Your definitions of Ring and PolynomialRing are incomplete because neither
specifies the appropriate set of axioms. Because you do not specify those
axioms, your type signature is underspecified. As Sussman puts it, "It is
probably impossible to prove very much about [the] program" (at least, without
inspecting the implementation itself).

To give a concrete example, the type signatures of Ring and CommutativeRing
are the same in System F. And as Sussman puts it, "a program that depends on
the commutativity of numerical multiplication will certainly not work
correctly for matrices."

Now, this doesn't so much matter for human-written code, because us humans
will implicitly fill in the details and never pass a mere Ring into an
algorithm that expects a CommutativeRing, even if the two types are
structurally identical. However, this _does_ matter a lot if you want to use
the structures of types (or their programs) to direct automated program
mutation/construction.

And automated program mutation/construction is exactly the sort of thing that
this note is about ("The most robust systems are evolvable").
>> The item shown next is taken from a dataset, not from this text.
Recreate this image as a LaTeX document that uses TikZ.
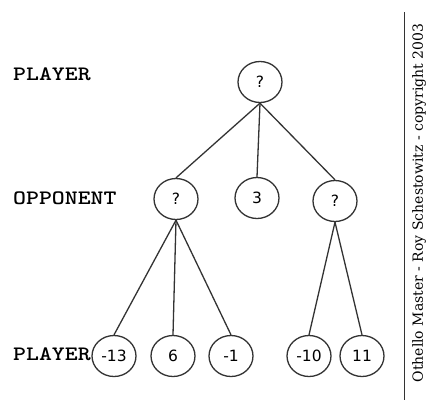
\documentclass[tikz,border=0pt]{standalone}
\usepackage{fontspec}
\setmainfont{DejaVu Sans}
\newfontfamily\notefont{DejaVu Serif}
\usetikzlibrary{shapes.geometric}
\begin{document}
\begin{tikzpicture}[x=1pt,y=-1pt,
  state/.style={draw=black!80,line width=1.3pt,ellipse,minimum width=44pt,minimum height=41pt,inner sep=0pt,font=\fontsize{15.5}{15.5}\selectfont},
  edge/.style={draw=black!80,line width=1.3pt},
  level/.style={anchor=west,inner sep=0pt,xscale=1.2,text=black,font=\ttfamily\bfseries\fontsize{20.5}{20.5}\selectfont}]
\useasboundingbox (0,0) rectangle (428,410);
% game tree
\node[state] (r)  at (260,82)  {?};
\node[state] (a)  at (176,199) {?};
\node[state] (b)  at (257,198) {3};
\node[state] (c)  at (335,201) {?};
\node[state] (l1) at (114,356) {-13};
\node[state] (l2) at (173,356) {6};
\node[state] (l3) at (231,356) {-1};
\node[state] (l4) at (309,356) {-10};
\node[state] (l5) at (362,356) {11};
\draw[edge] (r.south) -- (a.north);
\draw[edge] (r.south) -- (b.north);
\draw[edge] (r.south) -- (c.north);
\draw[edge] (a.south) -- (l1.north);
\draw[edge] (a.south) -- (l2.north);
\draw[edge] (a.south) -- (l3.north);
\draw[edge] (c.south) -- (l4.north);
\draw[edge] (c.south) -- (l5.north);
% level labels
\node[level] (p1) at (13,74)  {PLAYER};
\node[level] (op) at (13,198.5) {OPPONENT};
\node[level] (p2) at (13,354.5) {PLAYER};
% credit line
\coordinate (t) at (404,12);
\coordinate (s) at (404,400);
\draw[black!80,line width=1pt] (t) -- (s);
\node[rotate=90,anchor=center,font=\notefont\fontsize{14}{14}\selectfont] (cr) at (419,203) {Othello Master - Roy Schestowitz - copyright 2003};
\end{tikzpicture}
\end{document}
Of course, there do exist type systems which fix this problem by allowing you
to specify the axioms to which a Ring or CommutativeRing must conform. But
using those systems is a crap load of work, requires a PhD's worth of effort
to become efficient at, and of course now you have to do full-blown theorem
proving. Which, IMO, introduce the same "brittleness" that Sussman talks about
at the beginning of the essay". Data propagation and decorated values are
Sussman's proposed alternative, from what I can tell.

So 1) it's true that type theory provides one solution to Sussman's problem.
But that type theory is something much more expressive than System F. And 2)
given the difficulty of using those systems (eg CIC) in practice, I think
Sussman's proposed alternatives are worth seriously considering.